Dabei hatte der neue Präsident Prabowo Subianto MBG als visionäres Programm gestartet. Anfang des Jahres hatte er angekündigt, über 80 Millionen Schulkinder und schwangere Frauen regelmäßig mit kostenlosen Mahlzeiten zu versorgen – um Unterernährung und sogenanntes »Stunting« zu bekämpfen, also Wachstumsstörungen durch Mangelernährung.
Rund 28 Milliarden US-Dollar pro Jahr sollte das Programm kosten, wenn es vollständig umgesetzt ist. Die Vision: eine gesündere, leistungsfähigere junge Generation – und neue Impulse für Landwirtschaft und lokale Wirtschaft. Millionen von Jobs sollten entstehen, insbesondere für Frauen in Küche und Catering.
Prabowo Subianto hält an dem Programm fest und erinnerte daran, dass bislang über eine Milliarde Mahlzeiten an rund 30 Millionen Menschen verteilt worden seien. Angesichts dessen sei die Zahl der Krankheitsfälle »relativ gering«. Verbesserungen seien zudem bereits eingeleitet: Küchen sollen mit besseren Waschstationen, Wasserfiltern und Lebensmittel-Testkits ausgestattet werden, zusätzlich sollen Kochschulungen und Hygienezertifikate verpflichtend werden.
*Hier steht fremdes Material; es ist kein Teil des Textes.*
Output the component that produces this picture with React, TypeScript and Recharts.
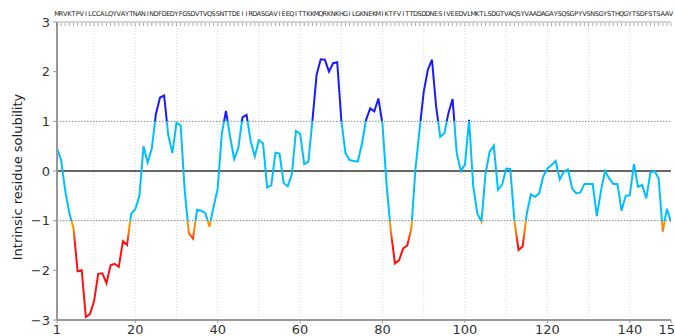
import React from 'react';
import { LineChart, Line, XAxis, YAxis, ReferenceLine } from 'recharts';

// protein sequence, one letter per residue (top axis)
const sequence =
  'MRVKTPVILCCALQYVAYTNANINDFDEDYFGSDVTVQSSNTTDEIIRDASGAVIEEQITTKKMQRKNKHGILGKNEKMIKTFVITTDSDDNESIVEEDVLMKTLSDGTVAQSYVAADAGAYSQSGPYVSNSGYSTHQGYTSDFSTSAAV';

// intrinsic solubility score per residue
const solubility = [
  0.45, 0.22, -0.4, -0.85, -1.15, -2.02, -2.0, -2.94, -2.88, -2.62,
  -2.07, -2.06, -2.26, -1.9, -1.87, -1.93, -1.41, -1.49, -0.86, -0.77,
  -0.5, 0.5, 0.17, 0.45, 1.15, 1.48, 1.52, 0.72, 0.36, 0.97,
  0.92, -0.4, -1.25, -1.36, -0.78, -0.8, -0.85, -1.12, -0.72, -0.35,
  0.75, 1.21, 0.69, 0.24, 0.46, 1.08, 1.13, 0.6, 0.29, 0.62,
  0.56, -0.33, -0.29, 0.37, 0.35, -0.24, -0.31, -0.06, 0.81, 0.75,
  0.14, 0.19, 1.03, 1.94, 2.25, 2.24, 2.0, 2.17, 2.19, 1.02,
  0.36, 0.22, 0.2, 0.19, 0.55, 1.03, 1.26, 1.2, 1.46, 0.93,
  -0.3, -1.2, -1.86, -1.8, -1.56, -1.5, -1.15, 0.05, 0.85, 1.6,
  2.04, 2.24, 1.3, 0.69, 0.76, 1.17, 1.45, 0.36, 0.0, 0.13,
  1.03, -0.3, -0.86, -1.02, -0.05, 0.39, 0.51, -0.38, -0.28, 0.05,
  0.04, -1.0, -1.59, -1.52, -0.86, -0.47, -0.52, -0.45, -0.11, 0.05,
  0.12, 0.2, -0.17, -0.01, 0.03, -0.35, -0.45, -0.43, -0.26, -0.26,
  -0.26, -0.91, -0.4, 0.0, -0.15, -0.26, -0.26, -0.8, -0.5, -0.49,
  0.14, -0.32, -0.28, -0.55, -0.03, 0.0, -0.15, -1.22, -0.76, -1.03,
];

const xTicks = [1, 20, 40, 60, 80, 100, 120, 140, 150];
const xGrid = [10, 20, 30, 40, 50, 60, 70, 80, 90, 100, 110, 120, 130, 140];
const yTicks = [-3, -2, -1, 0, 1, 2, 3];

const data = solubility.map((v, i) => ({ pos: i + 1, aa: sequence[i], v }));
const residueTicks = data.map((d) => d.pos);

const font = 'DejaVu Sans';

// colour bands follow the value: blue > 1, cyan in [-1, 1], orange then red below -1
const vMax = Math.max(...solubility);
const vMin = Math.min(...solubility);
const off = (v: number) => `${(((vMax - v) / (vMax - vMin)) * 100).toFixed(2)}%`;

const SeqTick = (props: any) => {
  const { x, y, payload } = props;
  const letter = sequence[payload.value - 1] || '';
  return (
    <g>
      <line x1={x} x2={x} y1={y + 1} y2={y + 4} stroke="#777" strokeWidth={0.6} />
      <text x={x} y={y - 6} textAnchor="middle" fontSize={6.5} fontFamily={font} fill="#222">
        {letter}
      </text>
    </g>
  );
};

const fmt = (v: number) => String(v).replace('-', '\u2212');

export default function App() {
  return (
    <div style={{ position: 'absolute', left: 0, top: 0, background: '#fff' }}>
      <LineChart width={675} height={336} data={data} margin={{ top: 0, right: 4, bottom: 0, left: 0 }}>
        <defs>
          <linearGradient id="solGrad" x1="0" y1="0" x2="0" y2="1">
            <stop offset="0%" stopColor="#1a1aff" />
            <stop offset={off(1)} stopColor="#1a1aff" />
            <stop offset={off(1)} stopColor="#00bfff" />
            <stop offset={off(-1)} stopColor="#00bfff" />
            <stop offset={off(-1)} stopColor="#ff9a00" />
            <stop offset={off(-1.2)} stopColor="#ff8000" />
            <stop offset={off(-1.45)} stopColor="#ff1010" />
            <stop offset="100%" stopColor="#ff1010" />
          </linearGradient>
        </defs>
        <XAxis
          xAxisId="bottom"
          dataKey="pos"
          type="number"
          domain={[1, 150]}
          ticks={xTicks}
          interval={0}
          height={16}
          allowDataOverflow
          axisLine={{ stroke: '#999', strokeWidth: 2 }}
          tickLine={{ stroke: '#999' }}
          tickSize={3}
          tickMargin={2}
          tick={{ fontSize: 13, fontFamily: font, fill: '#333' }}
        />
        <XAxis
          xAxisId="top"
          orientation="top"
          dataKey="pos"
          type="number"
          domain={[1, 150]}
          ticks={residueTicks}
          interval={0}
          height={22}
          axisLine={{ stroke: '#aaa', strokeWidth: 1 }}
          tickLine={false}
          tickSize={0}
          tickMargin={0}
          tick={<SeqTick />}
        />
        <YAxis
          yAxisId="left"
          type="number"
          domain={[-3, 3]}
          ticks={yTicks}
          interval={0}
          width={57}
          axisLine={{ stroke: '#999', strokeWidth: 2 }}
          tickLine={{ stroke: '#999' }}
          tickSize={4}
          tickMargin={3}
          tickFormatter={fmt}
          tick={{ fontSize: 13, fontFamily: font, fill: '#333' }}
          label={{
            value: 'Intrinsic residue solubility',
            angle: -90,
            position: 'insideLeft',
            offset: 17,
            dy: 6,
            style: { textAnchor: 'middle', fontSize: 13, fontFamily: font, fill: '#222' },
          }}
        />
        <YAxis
          yAxisId="right"
          orientation="right"
          type="number"
          domain={[-3, 3]}
          width={0}
          tick={false}
          tickLine={false}
          axisLine={{ stroke: '#999', strokeWidth: 1.5 }}
        />
        {xGrid.map((g) => (
          <ReferenceLine
            key={g}
            xAxisId="bottom"
            yAxisId="left"
            x={g}
            stroke="#d8d8d8"
            strokeDasharray="1 2"
            strokeWidth={1}
          />
        ))}
        <ReferenceLine xAxisId="bottom" yAxisId="left" y={1} stroke="#888" strokeDasharray="1.5 1.5" strokeWidth={1} />
        <ReferenceLine xAxisId="bottom" yAxisId="left" y={-1} stroke="#888" strokeDasharray="1.5 1.5" strokeWidth={1} />
        <ReferenceLine xAxisId="bottom" yAxisId="left" y={0} stroke="#666" strokeWidth={2} />
        <Line
          xAxisId="bottom"
          yAxisId="left"
          type="linear"
          dataKey="v"
          stroke="url(#solGrad)"
          strokeWidth={2}
          dot={false}
          isAnimationActive={false}
        />
      </LineChart>
    </div>
  );
}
Nach Einschätzung des australischen Thinktank Lowy Institute braucht Indonesiens Schulernährungsprogramm eine dringende »Neukalibrierung«. Statt auf schnelle flächendeckende Umsetzung zu setzen, wäre ein schrittweiser Ausbau – beginnend in den ärmsten Regionen – erfolgversprechender.